U.S. stocks fell sharply Wednesday after a gauge of industrial orders unexpectedly fell last month. The Commerce Department reported Wednesday that new orders for manufactured durable goods in February decreased $3.2 billion or 1.4 percent to $231.3 billion.
At 1:26 a.m. EDT (1515 GMT), the Dow Jones industrial average (INDEXDJX:.DJI) fell 220 points, or 1.23 percent, to 17,790, the S&P 500 (INDEXSP:.INX) lost 19 points, or .93 percent, to 2,072 and the Nasdaq Composite (INDEXNASDAQ:.IXIC) dropped 87 points, or 1.76 percent, to 4,907.
A drop in durable goods orders pushed the dollar (USDUSD) down 0.2 percent after falling by as much as 0.7 percent, as it eases fears that the rally in the U.S. currency will hurt domestic corporate earnings.
“The dollar strength can sap earnings growth, but if you continue to see soft economic data here, a confirmation of decelerating growth, that will certainly affect the market,” said Chad Morganlander, portfolio manager at Stifel, Nicolaus & Co in Florham Park, New Jersey.
With the S&P 500’s forward price-to-earnings ratio over 17 and at its highest since late 2007, “you have to torture the numbers to make a bull case at this point.”

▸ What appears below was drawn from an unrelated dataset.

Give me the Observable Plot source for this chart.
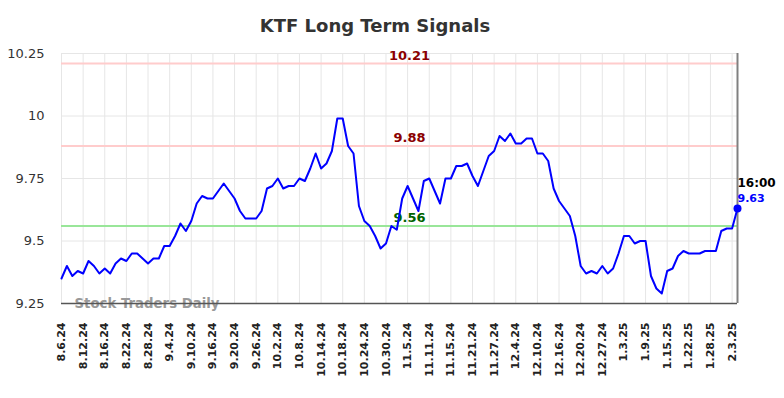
<!DOCTYPE html>
<html>
<head>
<meta charset="utf-8">
<script src="https://cdn.jsdelivr.net/npm/d3@7"></script>
<script src="https://cdn.jsdelivr.net/npm/@observablehq/plot@0.6"></script>
<style>
  html, body { margin: 0; padding: 0; background: #fff; }
  body { width: 784px; height: 398px; overflow: hidden; font-family: "DejaVu Sans", sans-serif; }
  #title { height: 44px; line-height: 52px; text-align: center; font-size: 18px; font-weight: bold; color: #333; padding-right: 34px; box-sizing: border-box; }
</style>
</head>
<body>
<div id="title">KTF Long Term Signals</div>
<div id="chart"></div>
<script>
const tickLabels = ["8.6.24","8.12.24","8.16.24","8.22.24","8.28.24","9.4.24","9.10.24","9.16.24","9.20.24","9.26.24","10.2.24","10.8.24","10.14.24","10.18.24","10.24.24","10.30.24","11.5.24","11.11.24","11.15.24","11.21.24","11.27.24","12.4.24","12.10.24","12.16.24","12.20.24","12.27.24","1.3.25","1.9.25","1.15.25","1.22.25","1.28.25","2.3.25"];
const prices = [9.35,9.40,9.36,9.38,9.37,9.42,9.40,9.37,9.39,9.37,9.41,9.43,9.42,9.45,9.45,9.43,9.41,9.43,9.43,9.48,9.48,9.52,9.57,9.54,9.58,9.65,9.68,9.67,9.67,9.70,9.73,9.70,9.67,9.62,9.59,9.59,9.59,9.62,9.71,9.72,9.75,9.71,9.72,9.72,9.75,9.74,9.79,9.85,9.79,9.81,9.86,9.99,9.99,9.88,9.85,9.64,9.58,9.56,9.52,9.47,9.49,9.56,9.545,9.67,9.72,9.67,9.62,9.74,9.75,9.70,9.65,9.75,9.75,9.80,9.80,9.81,9.76,9.72,9.78,9.84,9.86,9.92,9.90,9.93,9.89,9.89,9.91,9.91,9.85,9.85,9.82,9.71,9.66,9.63,9.60,9.52,9.40,9.37,9.38,9.37,9.40,9.37,9.39,9.45,9.52,9.52,9.49,9.50,9.50,9.36,9.31,9.29,9.38,9.39,9.44,9.46,9.45,9.45,9.45,9.46,9.46,9.46,9.54,9.55,9.55,9.63];
const tickStep = 4;
const yTicks = [9.25, 9.5, 9.75, 10, 10.25];
const resistanceLevels = [10.21, 9.88];
const supportLevels = [9.56];
const lastTime = "16:00";

const data = prices.map((v, i) => ({i, v}));
const tickIdx = tickLabels.map((_, k) => k * tickStep);
const last = data[data.length - 1];
const levelLabel = d3.format(".2f");

const chart = Plot.plot({
  width: 784,
  height: 354,
  marginTop: 9,
  marginBottom: 95,
  marginLeft: 61,
  marginRight: 47,
  style: { fontFamily: "DejaVu Sans, sans-serif", background: "#fff", overflow: "visible" },
  x: { domain: [0, prices.length - 1], label: null },
  y: { domain: [9.25, 10.25], label: null },
  marks: [
    Plot.gridX(tickIdx, { stroke: "#e6e6e6", strokeOpacity: 1, strokeWidth: 1 }),
    Plot.gridY(yTicks, { stroke: "#e6e6e6", strokeOpacity: 1, strokeWidth: 1 }),
    Plot.axisY({ ticks: yTicks, label: null, tickSize: 0, tickPadding: 17, tickFormat: d => d3.format("")(d), fontSize: 13, fill: "#333" }),
    Plot.axisX({ ticks: tickIdx, label: null, tickSize: 0, tickPadding: 19, tickRotate: -90, tickFormat: i => tickLabels[i / tickStep], fontSize: 11, fontWeight: "bold", fill: "#222" }),
    Plot.ruleY(resistanceLevels, { stroke: "#ffcccc", strokeWidth: 2 }),
    Plot.ruleY(supportLevels, { stroke: "#99e699", strokeWidth: 2 }),
    Plot.text(resistanceLevels, { y: d => d, text: d => levelLabel(d), frameAnchor: "middle", dx: 10, dy: -8, fill: "#8b0000", fontWeight: "bold", fontSize: 13 }),
    Plot.text(supportLevels, { y: d => d, text: d => levelLabel(d), frameAnchor: "middle", dx: 10, dy: -8, fill: "#006400", fontWeight: "bold", fontSize: 13 }),
    Plot.text(["Stock Traders Daily"], { frameAnchor: "bottom-left", dx: 13, dy: 4, fill: "#999", fontWeight: "bold", fontSize: 13.3, textAnchor: "start" }),
    Plot.ruleY([9.25], { stroke: "#555", strokeWidth: 1.5 }),
    Plot.ruleX([prices.length - 1], { stroke: "#808080", strokeWidth: 2 }),
    Plot.line(data, { x: "i", y: "v", stroke: "#0000ff", strokeWidth: 2 }),
    Plot.dot([last], { x: "i", y: "v", r: 4, fill: "#0000ff" }),
    Plot.text([last], { x: "i", y: "v", text: () => lastTime, textAnchor: "start", dx: 0, dy: -25, fill: "#000", fontWeight: "bold", fontSize: 12 }),
    Plot.text([last], { x: "i", y: "v", text: d => levelLabel(d.v), textAnchor: "start", dx: 0, dy: -10, fill: "#0000ff", fontWeight: "bold", fontSize: 11 })
  ]
});
document.getElementById("chart").appendChild(chart);
</script>
</body>
</html>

The dollar index <.DXY> was down 0.2 percent after falling earlier as much as 0.7 percent.
Meanwhile, Kraft Foods (NASDAQ:KRFT) shot up 42 percent to $86.90 after a merger agreement with ketchup maker H.J. Heinz Co, owned by 3G Capital and Berkshire Hathaway (NYSE:BRK.A). Kraft Heinz Co will trade publicly and will be the third-largest food company in North America.